The Shipping News dir Lasse Halstroem
5 April 2002

 

Today I saw director Lasse Halstroem's (What's Eating Gilbert Grape?) interpretation of the book at Rialto Cinema. It is a good film, as films go, but perhaps a little lifeless. This could have been because I already know the story, but it seemed to me that there were no lovely, gooey sentimental bits, no moments of great drama, no horrific scenes - in short, nothing to take it off the movie screen and place it firmly in the real world.

There were a few things that I felt the movie did better than the book. Petal in particular was far more real on the screen than in the pages. As I try to think why, I realise that her actions were not given in the book, only her words. It is rather difficult to build up a detailed picture of somebody just from what they say.

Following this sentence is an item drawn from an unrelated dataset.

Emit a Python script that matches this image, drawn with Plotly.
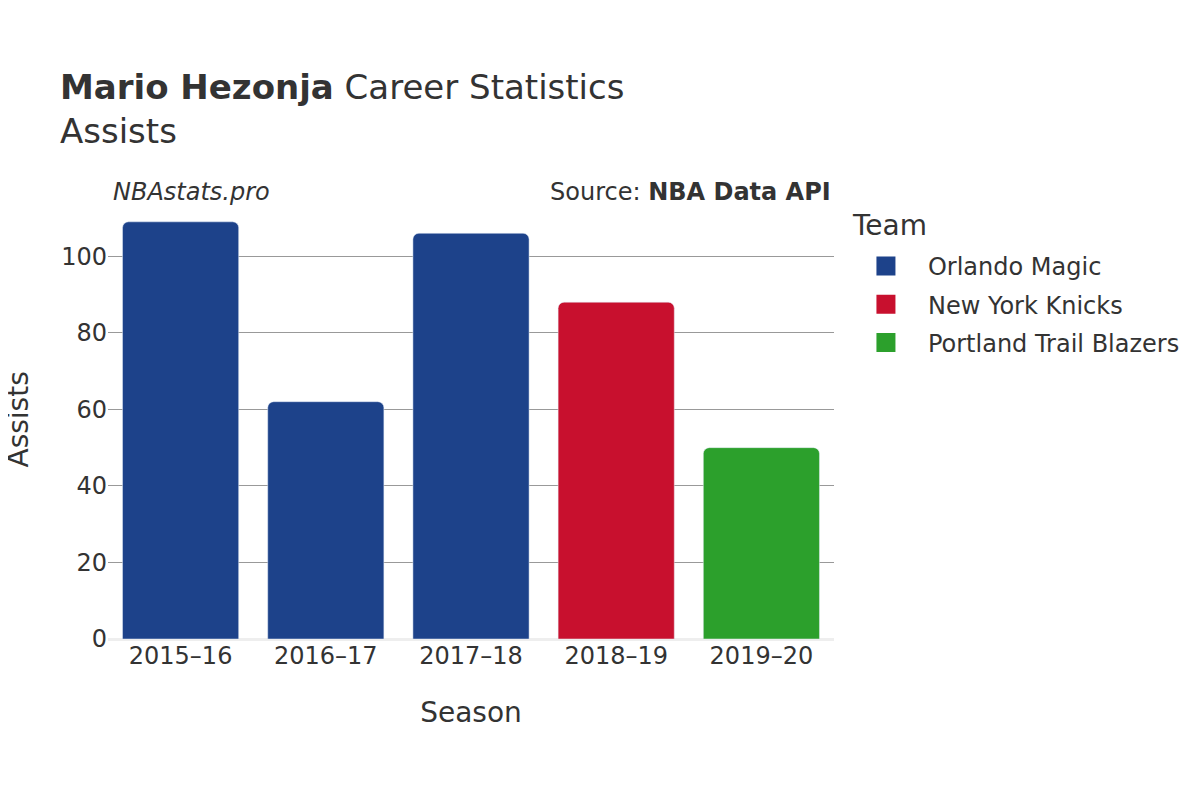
import plotly.graph_objects as go

seasons = ['2015–16', '2016–17', '2017–18', '2018–19', '2019–20']
assists = [109, 62, 106, 88, 50]
teams = ['Orlando Magic', 'Orlando Magic', 'Orlando Magic', 'New York Knicks', 'Portland Trail Blazers']
team_order = ['Orlando Magic', 'New York Knicks', 'Portland Trail Blazers']
team_colors = {'Orlando Magic': '#1D428A', 'New York Knicks': '#C8102E',
               'Portland Trail Blazers': '#2CA02C'}

font = 'DejaVu Sans'
txt = '#333333'

fig = go.Figure()
for team in team_order:
    xs = [s for s, t in zip(seasons, teams) if t == team]
    ys = [a for a, t in zip(assists, teams) if t == team]
    fig.add_trace(go.Bar(x=xs, y=ys, name=team, marker_color=team_colors[team],
                         legendgroup=team, showlegend=False))
    # legend-only entry with a bigger swatch
    fig.add_trace(go.Scatter(x=[xs[0]], y=[None], name=team, mode='markers',
                             legendgroup=team,
                             marker=dict(symbol='square', size=21, color=team_colors[team],
                                         line=dict(color=team_colors[team], width=3))))

fig.update_layout(
    width=1200, height=800,
    barmode='relative', bargap=0.2, barcornerradius=6,
    plot_bgcolor='white', paper_bgcolor='white',
    font=dict(family=font, color=txt, size=24),
    margin=dict(l=100, r=374, t=192, b=169),
    title=dict(text='<b>Mario Hezonja</b> Career Statistics<br>Assists',
               x=0.0433, xanchor='left', y=0.886, yanchor='top',
               font=dict(size=34, color=txt)),
    legend=dict(font=dict(size=24),
                x=1.0137, xanchor='left', y=0.90, yanchor='top',
                itemwidth=74, tracegroupgap=4),
    xaxis=dict(title=dict(text='Season', font=dict(size=28), standoff=33),
               categoryorder='array', categoryarray=seasons, automargin=False,
               tickfont=dict(size=24), showgrid=False),
    yaxis=dict(tickfont=dict(size=24), dtick=20, range=[0, 114.7], automargin=False,
               showgrid=True, gridcolor='#999999', gridwidth=1,
               zeroline=True, zerolinecolor='#eeeeee', zerolinewidth=3),
)

# y axis title
fig.add_annotation(text='Assists', x=-0.1226, xref='paper', xanchor='center',
                   y=0.5, yref='paper', yanchor='middle', textangle=-90,
                   showarrow=False, font=dict(size=28))
fig.add_annotation(text='Team', x=1.022, xref='paper', xanchor='left',
                   y=0.9408, yref='paper', yanchor='middle', showarrow=False,
                   font=dict(size=28))
fig.add_annotation(text='<i>NBAstats.pro</i>', x=0.0039, xref='paper', xanchor='left',
                   y=1.018, yref='paper', yanchor='middle', showarrow=False,
                   font=dict(size=24))
fig.add_annotation(text='Source: <b>NBA Data API</b>', x=0.999, xref='paper', xanchor='right',
                   y=1.018, yref='paper', yanchor='middle', showarrow=False,
                   font=dict(size=24))

fig.write_html('out.html')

Whenever a film is based on a novel, there is the inevitable complaint from purists about the alterations made to the story. This is why I refuse to see films based on books that I have read and loved. However, I have no qualms about seeing films based on books that I have merely read (Lord of the Rings) or have no intention of reading (Harry Potter and the Philosopher's Stone).

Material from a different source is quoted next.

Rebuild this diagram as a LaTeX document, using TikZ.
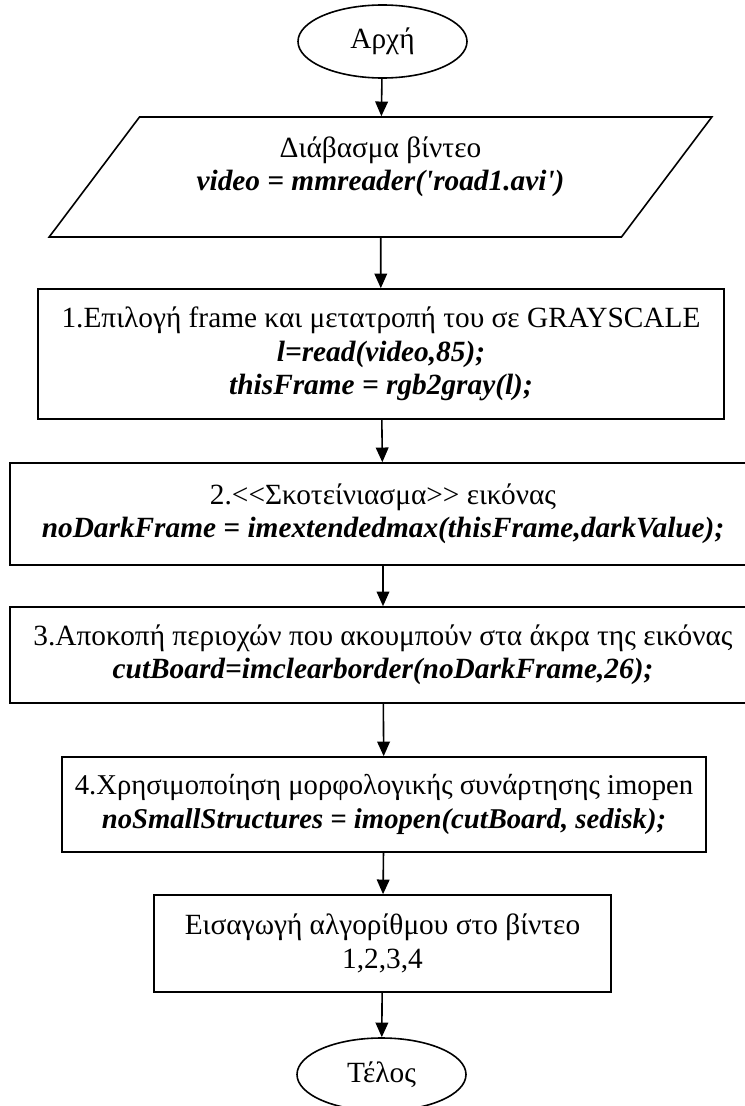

Unfortunately - or perhaps fortunately - the film made me realise how good the book really was, in this case. Halstroem has only managed to cram the emaciated and coyote-picked skeleton of the plot into a two-hour piece. Seeing it stripped like this causes me to realise that there actually was a plot, and how subtley it was hidden among the sub-plots, by-plots and clever language techniques.

What I see as the most important relationship, or one of them (Quoyle-Nutbeem) has been removed, as has at least one crucial piece of dialogue (Wavey on her late, womanising, husband: "It's like you feel to yourself that's all you deserve... you got it coming to you or it wouldn't be that way,") and many, many tiny plot-building events. No, it's not the alterations I mind. It's the ommissions, although I can understand why they were made.

I do rather like the book, you know.